The project had clear equalities impacts. An initial scoping for equality impacts had been undertaken and a copy was attached at Appendix A to the report. The scoping identified that the proposals would impact upon service users, staff and carers and as such, a full Equality Impact Assessment would be undertaken and included as part of the development of the business case proposals for consideration by Cabinet following the programme of consultation with service users, carers and staff and trade unions.


The report stated that the outcome of the consultation and market sounding exercises would be evaluated and together would inform a business case. It was proposed that the report would initially be referred to the Healthy Living and Social Care Scrutiny Committee for pre-decision scrutiny and then to the Cabinet for a decision to be made.
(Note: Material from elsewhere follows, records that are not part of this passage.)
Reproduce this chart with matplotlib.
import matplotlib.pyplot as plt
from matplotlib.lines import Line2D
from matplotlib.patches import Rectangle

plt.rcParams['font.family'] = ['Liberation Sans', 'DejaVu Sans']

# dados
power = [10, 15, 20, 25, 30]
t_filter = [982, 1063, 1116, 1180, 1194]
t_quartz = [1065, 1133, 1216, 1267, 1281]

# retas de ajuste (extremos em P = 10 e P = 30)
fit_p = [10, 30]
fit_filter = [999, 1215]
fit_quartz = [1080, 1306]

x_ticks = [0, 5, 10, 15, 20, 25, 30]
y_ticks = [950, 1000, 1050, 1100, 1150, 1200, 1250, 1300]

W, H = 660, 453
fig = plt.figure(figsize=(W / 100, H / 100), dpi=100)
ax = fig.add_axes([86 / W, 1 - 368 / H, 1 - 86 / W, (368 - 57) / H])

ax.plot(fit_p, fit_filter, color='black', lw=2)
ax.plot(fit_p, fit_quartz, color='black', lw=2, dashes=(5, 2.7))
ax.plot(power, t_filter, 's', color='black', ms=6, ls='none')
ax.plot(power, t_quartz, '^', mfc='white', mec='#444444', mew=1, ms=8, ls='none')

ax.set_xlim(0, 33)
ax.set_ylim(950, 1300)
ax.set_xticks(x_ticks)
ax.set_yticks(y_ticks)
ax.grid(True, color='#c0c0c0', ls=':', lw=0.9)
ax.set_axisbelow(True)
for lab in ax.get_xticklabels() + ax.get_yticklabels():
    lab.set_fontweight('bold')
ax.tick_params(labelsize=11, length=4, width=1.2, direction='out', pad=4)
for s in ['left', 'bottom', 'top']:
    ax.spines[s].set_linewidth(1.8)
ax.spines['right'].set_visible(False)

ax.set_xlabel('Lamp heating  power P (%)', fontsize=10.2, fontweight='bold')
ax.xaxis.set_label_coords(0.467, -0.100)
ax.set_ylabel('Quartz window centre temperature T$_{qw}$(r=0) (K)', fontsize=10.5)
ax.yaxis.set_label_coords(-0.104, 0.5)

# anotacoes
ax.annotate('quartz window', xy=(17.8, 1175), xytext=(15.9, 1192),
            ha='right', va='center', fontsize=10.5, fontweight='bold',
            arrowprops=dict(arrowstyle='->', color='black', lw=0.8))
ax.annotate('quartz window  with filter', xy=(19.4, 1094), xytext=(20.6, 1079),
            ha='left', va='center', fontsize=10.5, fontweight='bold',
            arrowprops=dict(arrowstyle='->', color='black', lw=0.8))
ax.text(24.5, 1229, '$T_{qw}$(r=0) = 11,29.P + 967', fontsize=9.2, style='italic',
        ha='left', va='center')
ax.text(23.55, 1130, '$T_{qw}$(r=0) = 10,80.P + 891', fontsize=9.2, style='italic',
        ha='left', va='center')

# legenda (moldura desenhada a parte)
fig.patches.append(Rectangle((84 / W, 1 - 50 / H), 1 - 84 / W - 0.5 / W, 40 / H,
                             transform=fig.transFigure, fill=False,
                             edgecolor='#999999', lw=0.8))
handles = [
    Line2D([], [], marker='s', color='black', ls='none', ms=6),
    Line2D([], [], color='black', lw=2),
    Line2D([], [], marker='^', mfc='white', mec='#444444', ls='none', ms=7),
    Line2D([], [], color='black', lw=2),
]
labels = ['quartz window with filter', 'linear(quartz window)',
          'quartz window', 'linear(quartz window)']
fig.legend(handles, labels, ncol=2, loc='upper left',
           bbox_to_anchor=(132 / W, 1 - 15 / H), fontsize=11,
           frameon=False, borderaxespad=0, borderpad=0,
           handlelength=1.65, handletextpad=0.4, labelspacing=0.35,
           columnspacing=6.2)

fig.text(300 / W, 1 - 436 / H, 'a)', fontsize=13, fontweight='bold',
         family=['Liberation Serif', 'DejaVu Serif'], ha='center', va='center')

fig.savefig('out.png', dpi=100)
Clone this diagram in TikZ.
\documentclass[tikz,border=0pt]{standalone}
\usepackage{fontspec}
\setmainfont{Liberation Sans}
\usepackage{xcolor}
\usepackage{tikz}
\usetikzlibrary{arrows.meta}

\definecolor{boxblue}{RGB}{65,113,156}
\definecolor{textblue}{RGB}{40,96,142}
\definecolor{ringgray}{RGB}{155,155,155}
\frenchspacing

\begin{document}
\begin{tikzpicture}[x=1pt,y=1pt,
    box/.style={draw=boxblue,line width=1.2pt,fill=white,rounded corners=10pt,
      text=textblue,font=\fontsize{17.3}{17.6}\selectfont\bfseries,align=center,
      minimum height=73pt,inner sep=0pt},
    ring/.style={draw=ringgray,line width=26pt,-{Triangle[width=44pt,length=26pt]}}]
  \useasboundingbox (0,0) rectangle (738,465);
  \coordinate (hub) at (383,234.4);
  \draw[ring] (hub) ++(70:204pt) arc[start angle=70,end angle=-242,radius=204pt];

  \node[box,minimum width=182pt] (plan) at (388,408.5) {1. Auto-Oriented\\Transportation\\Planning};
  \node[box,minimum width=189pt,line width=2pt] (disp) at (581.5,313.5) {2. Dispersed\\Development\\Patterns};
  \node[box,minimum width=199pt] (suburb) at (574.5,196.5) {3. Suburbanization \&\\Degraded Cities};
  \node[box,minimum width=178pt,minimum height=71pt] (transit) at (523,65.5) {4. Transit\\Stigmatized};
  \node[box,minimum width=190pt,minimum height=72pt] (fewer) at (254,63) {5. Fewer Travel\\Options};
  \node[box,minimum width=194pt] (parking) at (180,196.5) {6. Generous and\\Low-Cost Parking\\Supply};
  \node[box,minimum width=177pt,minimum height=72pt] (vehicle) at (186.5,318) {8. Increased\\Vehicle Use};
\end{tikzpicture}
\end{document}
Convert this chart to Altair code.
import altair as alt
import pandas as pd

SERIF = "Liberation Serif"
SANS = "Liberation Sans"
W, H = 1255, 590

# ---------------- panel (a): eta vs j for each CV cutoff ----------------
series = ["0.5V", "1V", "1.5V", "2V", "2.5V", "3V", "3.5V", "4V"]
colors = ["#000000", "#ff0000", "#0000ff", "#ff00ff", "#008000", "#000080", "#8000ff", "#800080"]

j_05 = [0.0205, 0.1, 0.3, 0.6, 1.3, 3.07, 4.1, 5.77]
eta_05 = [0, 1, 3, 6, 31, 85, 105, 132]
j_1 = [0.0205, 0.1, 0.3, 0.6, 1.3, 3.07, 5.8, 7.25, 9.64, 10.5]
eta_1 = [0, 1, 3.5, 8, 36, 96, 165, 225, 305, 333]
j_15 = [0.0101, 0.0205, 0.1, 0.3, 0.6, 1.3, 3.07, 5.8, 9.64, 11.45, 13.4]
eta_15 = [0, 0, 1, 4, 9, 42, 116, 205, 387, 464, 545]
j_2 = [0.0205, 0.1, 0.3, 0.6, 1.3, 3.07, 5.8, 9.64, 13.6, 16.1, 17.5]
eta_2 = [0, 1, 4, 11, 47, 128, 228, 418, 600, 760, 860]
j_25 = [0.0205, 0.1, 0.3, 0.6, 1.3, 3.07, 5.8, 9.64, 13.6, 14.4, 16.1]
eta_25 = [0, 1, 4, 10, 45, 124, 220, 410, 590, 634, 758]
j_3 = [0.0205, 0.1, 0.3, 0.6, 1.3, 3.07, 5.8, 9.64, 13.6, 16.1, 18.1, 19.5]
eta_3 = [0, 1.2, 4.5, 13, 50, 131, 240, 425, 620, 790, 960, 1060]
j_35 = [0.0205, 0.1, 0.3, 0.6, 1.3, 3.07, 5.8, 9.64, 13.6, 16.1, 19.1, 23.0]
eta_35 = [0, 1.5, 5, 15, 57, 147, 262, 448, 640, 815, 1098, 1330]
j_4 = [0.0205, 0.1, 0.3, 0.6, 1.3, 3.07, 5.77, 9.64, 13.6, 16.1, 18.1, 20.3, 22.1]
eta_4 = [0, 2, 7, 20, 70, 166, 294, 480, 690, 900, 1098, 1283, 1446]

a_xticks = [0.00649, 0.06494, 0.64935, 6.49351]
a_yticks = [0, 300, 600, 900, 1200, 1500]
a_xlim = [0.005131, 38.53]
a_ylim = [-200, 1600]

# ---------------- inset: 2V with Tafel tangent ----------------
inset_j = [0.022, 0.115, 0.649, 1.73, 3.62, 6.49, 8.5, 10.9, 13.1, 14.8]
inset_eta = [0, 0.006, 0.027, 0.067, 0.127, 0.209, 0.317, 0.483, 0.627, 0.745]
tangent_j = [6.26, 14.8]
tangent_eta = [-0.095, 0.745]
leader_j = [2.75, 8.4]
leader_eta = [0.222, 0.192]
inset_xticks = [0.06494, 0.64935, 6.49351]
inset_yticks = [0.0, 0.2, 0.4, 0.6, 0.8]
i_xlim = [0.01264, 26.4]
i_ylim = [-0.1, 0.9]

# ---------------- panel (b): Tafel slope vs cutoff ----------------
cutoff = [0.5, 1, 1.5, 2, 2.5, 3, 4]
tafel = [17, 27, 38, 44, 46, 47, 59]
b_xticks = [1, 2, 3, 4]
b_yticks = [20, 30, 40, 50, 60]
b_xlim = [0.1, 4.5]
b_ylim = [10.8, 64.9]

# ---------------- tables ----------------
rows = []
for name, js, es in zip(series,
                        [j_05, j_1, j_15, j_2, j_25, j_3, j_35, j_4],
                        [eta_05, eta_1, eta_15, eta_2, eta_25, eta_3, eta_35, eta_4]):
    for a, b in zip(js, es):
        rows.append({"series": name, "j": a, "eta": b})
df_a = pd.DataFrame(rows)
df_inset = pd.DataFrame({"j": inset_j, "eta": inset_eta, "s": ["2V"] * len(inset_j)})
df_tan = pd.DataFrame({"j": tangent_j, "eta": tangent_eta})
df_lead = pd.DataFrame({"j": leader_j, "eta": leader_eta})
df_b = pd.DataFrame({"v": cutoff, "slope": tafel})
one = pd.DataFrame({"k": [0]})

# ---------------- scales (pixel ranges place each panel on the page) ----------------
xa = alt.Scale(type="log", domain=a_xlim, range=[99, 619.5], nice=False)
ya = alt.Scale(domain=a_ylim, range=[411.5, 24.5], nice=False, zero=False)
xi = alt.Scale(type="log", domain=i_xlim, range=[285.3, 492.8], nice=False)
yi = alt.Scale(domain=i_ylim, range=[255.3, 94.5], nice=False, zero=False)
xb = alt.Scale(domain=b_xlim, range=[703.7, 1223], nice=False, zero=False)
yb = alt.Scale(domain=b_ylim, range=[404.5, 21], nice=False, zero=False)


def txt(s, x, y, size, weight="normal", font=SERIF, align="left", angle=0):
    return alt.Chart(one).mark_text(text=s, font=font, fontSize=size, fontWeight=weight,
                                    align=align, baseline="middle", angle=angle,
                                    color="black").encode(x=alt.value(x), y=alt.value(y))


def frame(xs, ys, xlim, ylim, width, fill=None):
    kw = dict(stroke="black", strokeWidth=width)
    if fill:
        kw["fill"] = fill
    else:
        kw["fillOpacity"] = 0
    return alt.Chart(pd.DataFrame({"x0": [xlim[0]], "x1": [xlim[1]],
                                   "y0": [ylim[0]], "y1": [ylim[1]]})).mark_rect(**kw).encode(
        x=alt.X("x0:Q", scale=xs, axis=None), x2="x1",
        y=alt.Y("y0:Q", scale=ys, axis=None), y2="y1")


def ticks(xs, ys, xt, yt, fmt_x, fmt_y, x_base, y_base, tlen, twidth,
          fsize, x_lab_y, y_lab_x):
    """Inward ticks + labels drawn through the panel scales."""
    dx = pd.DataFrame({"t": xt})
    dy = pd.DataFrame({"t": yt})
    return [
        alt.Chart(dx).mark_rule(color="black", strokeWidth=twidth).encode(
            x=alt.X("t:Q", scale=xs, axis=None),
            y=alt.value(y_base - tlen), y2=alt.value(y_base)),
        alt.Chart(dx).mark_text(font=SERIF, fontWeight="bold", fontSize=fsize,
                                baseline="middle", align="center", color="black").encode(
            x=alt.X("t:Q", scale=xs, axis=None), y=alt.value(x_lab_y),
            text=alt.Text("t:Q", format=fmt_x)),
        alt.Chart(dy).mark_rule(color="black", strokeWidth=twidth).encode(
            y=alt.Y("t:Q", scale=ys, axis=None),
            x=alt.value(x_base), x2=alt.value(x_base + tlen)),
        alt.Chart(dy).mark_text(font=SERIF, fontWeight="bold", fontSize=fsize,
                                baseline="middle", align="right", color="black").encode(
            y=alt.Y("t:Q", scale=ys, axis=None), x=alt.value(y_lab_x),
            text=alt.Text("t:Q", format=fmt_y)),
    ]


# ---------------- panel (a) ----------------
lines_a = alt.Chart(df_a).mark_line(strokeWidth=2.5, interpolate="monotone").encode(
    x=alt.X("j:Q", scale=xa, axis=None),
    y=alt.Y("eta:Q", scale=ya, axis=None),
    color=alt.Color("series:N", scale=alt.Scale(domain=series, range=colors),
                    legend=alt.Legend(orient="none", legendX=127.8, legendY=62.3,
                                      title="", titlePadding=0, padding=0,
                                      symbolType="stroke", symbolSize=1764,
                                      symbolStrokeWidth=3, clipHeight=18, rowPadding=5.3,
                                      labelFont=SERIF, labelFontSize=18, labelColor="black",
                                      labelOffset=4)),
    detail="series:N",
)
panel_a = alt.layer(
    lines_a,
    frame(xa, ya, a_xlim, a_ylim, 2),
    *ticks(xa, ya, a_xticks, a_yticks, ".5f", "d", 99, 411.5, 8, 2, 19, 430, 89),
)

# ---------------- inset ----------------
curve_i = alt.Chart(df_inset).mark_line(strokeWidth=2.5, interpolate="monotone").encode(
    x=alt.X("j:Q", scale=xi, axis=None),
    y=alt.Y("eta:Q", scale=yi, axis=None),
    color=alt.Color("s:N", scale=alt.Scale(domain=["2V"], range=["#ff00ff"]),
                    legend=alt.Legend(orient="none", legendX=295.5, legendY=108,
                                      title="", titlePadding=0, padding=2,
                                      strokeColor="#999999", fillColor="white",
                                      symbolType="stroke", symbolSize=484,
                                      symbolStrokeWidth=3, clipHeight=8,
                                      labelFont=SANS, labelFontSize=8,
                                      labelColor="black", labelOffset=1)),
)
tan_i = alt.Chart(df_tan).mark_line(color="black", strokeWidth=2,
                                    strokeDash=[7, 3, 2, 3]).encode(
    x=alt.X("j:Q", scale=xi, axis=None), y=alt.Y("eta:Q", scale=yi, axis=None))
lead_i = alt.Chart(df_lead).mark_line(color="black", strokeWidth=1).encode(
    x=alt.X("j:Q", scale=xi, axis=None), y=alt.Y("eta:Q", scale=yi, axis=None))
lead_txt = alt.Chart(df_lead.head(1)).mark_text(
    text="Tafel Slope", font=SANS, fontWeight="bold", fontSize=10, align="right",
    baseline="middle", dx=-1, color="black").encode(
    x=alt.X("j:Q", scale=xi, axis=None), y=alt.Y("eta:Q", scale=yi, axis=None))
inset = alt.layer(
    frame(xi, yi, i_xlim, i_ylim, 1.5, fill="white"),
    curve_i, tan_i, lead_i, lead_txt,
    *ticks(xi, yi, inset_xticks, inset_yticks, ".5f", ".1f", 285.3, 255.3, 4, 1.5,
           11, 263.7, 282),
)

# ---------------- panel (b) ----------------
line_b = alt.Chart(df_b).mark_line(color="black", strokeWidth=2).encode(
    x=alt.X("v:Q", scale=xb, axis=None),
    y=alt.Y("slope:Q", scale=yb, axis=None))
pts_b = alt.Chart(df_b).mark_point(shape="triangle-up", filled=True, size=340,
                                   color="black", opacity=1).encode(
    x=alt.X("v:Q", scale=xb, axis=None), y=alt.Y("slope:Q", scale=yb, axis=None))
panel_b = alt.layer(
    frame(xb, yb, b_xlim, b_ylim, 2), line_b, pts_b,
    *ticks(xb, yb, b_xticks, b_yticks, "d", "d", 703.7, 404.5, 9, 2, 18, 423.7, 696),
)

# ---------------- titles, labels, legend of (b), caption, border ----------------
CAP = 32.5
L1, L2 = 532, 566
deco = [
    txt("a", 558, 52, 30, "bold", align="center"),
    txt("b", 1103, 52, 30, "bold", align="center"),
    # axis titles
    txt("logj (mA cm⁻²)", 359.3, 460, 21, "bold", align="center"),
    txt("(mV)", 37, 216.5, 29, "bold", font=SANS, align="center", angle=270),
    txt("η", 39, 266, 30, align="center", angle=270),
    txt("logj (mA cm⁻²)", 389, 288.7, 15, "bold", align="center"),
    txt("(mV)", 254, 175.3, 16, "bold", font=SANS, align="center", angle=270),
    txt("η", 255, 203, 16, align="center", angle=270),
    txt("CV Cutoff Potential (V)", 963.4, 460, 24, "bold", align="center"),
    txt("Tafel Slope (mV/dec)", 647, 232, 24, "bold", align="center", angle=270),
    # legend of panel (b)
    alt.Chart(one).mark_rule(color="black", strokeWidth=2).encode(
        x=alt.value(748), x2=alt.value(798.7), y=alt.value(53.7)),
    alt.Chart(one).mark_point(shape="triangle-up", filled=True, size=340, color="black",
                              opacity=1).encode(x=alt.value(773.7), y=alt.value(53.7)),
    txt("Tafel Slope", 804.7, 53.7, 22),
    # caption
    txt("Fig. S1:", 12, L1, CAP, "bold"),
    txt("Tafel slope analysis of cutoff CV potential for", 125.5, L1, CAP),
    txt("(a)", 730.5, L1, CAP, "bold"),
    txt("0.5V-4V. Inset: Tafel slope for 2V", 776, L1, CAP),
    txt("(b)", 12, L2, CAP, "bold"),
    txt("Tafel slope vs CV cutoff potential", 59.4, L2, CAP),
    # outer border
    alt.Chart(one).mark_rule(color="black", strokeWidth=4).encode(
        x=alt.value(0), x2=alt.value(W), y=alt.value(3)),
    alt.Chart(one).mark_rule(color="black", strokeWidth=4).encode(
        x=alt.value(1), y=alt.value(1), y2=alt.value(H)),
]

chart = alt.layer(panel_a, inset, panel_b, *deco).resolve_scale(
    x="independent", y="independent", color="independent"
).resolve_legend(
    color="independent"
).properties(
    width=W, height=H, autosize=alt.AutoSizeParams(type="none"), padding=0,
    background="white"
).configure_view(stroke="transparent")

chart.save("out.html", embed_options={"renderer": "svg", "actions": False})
After presenting this item, the Cabinet Member for Housing, Social Care and Health highlighted the falling occupancy levels and rising operating costs of Rhoose Road Residential Respite facility as detailed in paragraphs 9 and 10 of the report. She commented that this was a complex and sensitive issue with lots of work and consultation planned with service users, their families, staff and the Healthy Living and Social Care Scrutiny Committee. Although savings have to be achieved, it is hoped to do so not by a reduction in service but by ensuring the suitability and sustainability of placements through changes in the overall model of provision.


This was a matter for Executive decision


Cabinet, having considered the report and all the issues and implications contained therein




(1)       T H A T the proposals contained in the report be approved as a basis for consultation with service users and their families and the engagement of trade unions and staff on the way in which services are provided.


(2)       T H A T the report be referred to the Healthy Living and Social Care Scrutiny Committee for consideration as part of the planned consultation and the views of the Committee inform the development of subsequent proposals.


(3)       T H A T subject to resolutions one and two above, proposals be prepared in the form of a business case for initial pre-decision scrutiny by the Healthy Living and Social Care Scrutiny Committee and that those proposals and the views of the Committee be brought to Cabinet in due course for a decision.


Reasons for decisions


(1)       To enable a consultation exercise to be undertaken with service users and their families to inform proposals as to how the Council could best meet relevant respite care needs both now and in the future.


(2)       To enable the consideration by Scrutiny Committee as part of the consultation process.


(3)       To ensure that the process for progressing any changes was undertaken efficiently and effectively in accordance with the Council’s policies and procedures and that the views of the Scrutiny Committee were taken into account when reaching a decision as to how to progress.